- [Task requirements] Copy the data precisely, character for character, and leave out every picture.

- [Data shown]
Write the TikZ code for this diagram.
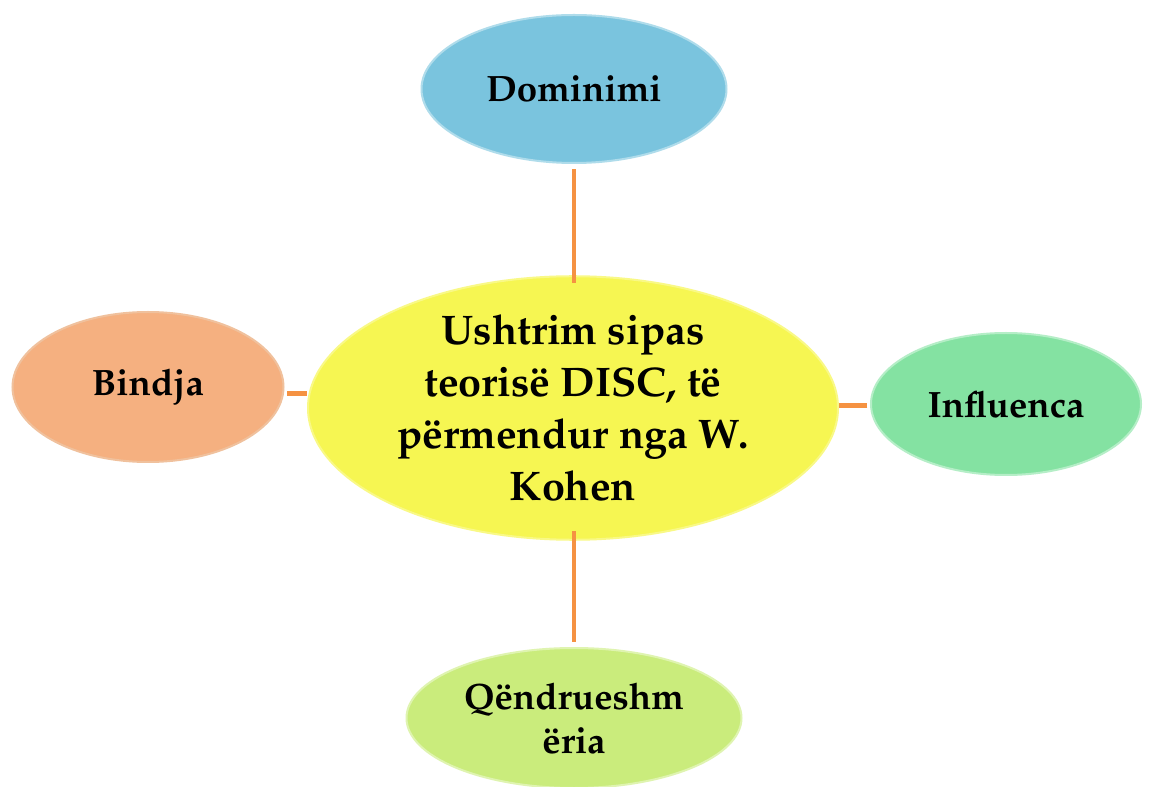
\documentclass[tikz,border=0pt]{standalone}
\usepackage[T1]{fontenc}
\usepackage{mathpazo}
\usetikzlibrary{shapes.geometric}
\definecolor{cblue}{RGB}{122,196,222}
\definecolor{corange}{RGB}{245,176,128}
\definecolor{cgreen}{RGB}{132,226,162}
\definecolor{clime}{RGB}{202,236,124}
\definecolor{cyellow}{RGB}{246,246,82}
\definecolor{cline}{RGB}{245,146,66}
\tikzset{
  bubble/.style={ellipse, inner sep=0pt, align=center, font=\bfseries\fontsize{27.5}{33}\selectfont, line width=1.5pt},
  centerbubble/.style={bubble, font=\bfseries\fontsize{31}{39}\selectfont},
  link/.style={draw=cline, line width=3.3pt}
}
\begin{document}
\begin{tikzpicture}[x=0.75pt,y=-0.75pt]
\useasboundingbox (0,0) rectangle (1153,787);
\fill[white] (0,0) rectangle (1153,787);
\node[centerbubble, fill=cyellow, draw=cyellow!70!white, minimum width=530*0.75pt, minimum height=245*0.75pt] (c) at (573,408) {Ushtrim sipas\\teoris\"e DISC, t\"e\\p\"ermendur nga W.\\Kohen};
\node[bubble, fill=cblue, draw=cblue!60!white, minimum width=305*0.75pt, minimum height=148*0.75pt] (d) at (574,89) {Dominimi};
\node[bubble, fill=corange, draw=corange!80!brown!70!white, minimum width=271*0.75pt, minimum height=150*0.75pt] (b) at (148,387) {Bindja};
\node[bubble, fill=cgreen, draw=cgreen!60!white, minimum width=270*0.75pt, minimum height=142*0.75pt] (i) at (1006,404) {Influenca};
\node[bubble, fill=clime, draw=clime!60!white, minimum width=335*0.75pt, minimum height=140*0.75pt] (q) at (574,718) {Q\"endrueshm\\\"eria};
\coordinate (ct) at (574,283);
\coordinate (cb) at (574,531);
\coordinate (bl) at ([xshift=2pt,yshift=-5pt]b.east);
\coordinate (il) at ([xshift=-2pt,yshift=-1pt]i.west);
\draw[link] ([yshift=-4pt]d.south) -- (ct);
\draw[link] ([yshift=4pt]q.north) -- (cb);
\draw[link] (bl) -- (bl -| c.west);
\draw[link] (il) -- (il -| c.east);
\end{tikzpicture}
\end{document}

- [Response to this exercise]
Write the TikZ code for this diagram.
\documentclass[tikz,border=0pt]{standalone}
\usepackage[T1]{fontenc}
\usepackage{mathpazo}
\usetikzlibrary{shapes.geometric}
\definecolor{cblue}{RGB}{122,196,222}
\definecolor{corange}{RGB}{245,176,128}
\definecolor{cgreen}{RGB}{132,226,162}
\definecolor{clime}{RGB}{202,236,124}
\definecolor{cyellow}{RGB}{246,246,82}
\definecolor{cline}{RGB}{245,146,66}
\tikzset{
  bubble/.style={ellipse, inner sep=0pt, align=center, font=\bfseries\fontsize{27.5}{33}\selectfont, line width=1.5pt},
  centerbubble/.style={bubble, font=\bfseries\fontsize{31}{39}\selectfont},
  link/.style={draw=cline, line width=3.3pt}
}
\begin{document}
\begin{tikzpicture}[x=0.75pt,y=-0.75pt]
\useasboundingbox (0,0) rectangle (1153,787);
\fill[white] (0,0) rectangle (1153,787);
\node[centerbubble, fill=cyellow, draw=cyellow!70!white, minimum width=530*0.75pt, minimum height=245*0.75pt] (c) at (573,408) {Ushtrim sipas\\teoris\"e DISC, t\"e\\p\"ermendur nga W.\\Kohen};
\node[bubble, fill=cblue, draw=cblue!60!white, minimum width=305*0.75pt, minimum height=148*0.75pt] (d) at (574,89) {Dominimi};
\node[bubble, fill=corange, draw=corange!80!brown!70!white, minimum width=271*0.75pt, minimum height=150*0.75pt] (b) at (148,387) {Bindja};
\node[bubble, fill=cgreen, draw=cgreen!60!white, minimum width=270*0.75pt, minimum height=142*0.75pt] (i) at (1006,404) {Influenca};
\node[bubble, fill=clime, draw=clime!60!white, minimum width=335*0.75pt, minimum height=140*0.75pt] (q) at (574,718) {Q\"endrueshm\\\"eria};
\coordinate (ct) at (574,283);
\coordinate (cb) at (574,531);
\coordinate (bl) at ([xshift=2pt,yshift=-5pt]b.east);
\coordinate (il) at ([xshift=-2pt,yshift=-1pt]i.west);
\draw[link] ([yshift=-4pt]d.south) -- (ct);
\draw[link] ([yshift=4pt]q.north) -- (cb);
\draw[link] (bl) -- (bl -| c.west);
\draw[link] (il) -- (il -| c.east);
\end{tikzpicture}
\end{document}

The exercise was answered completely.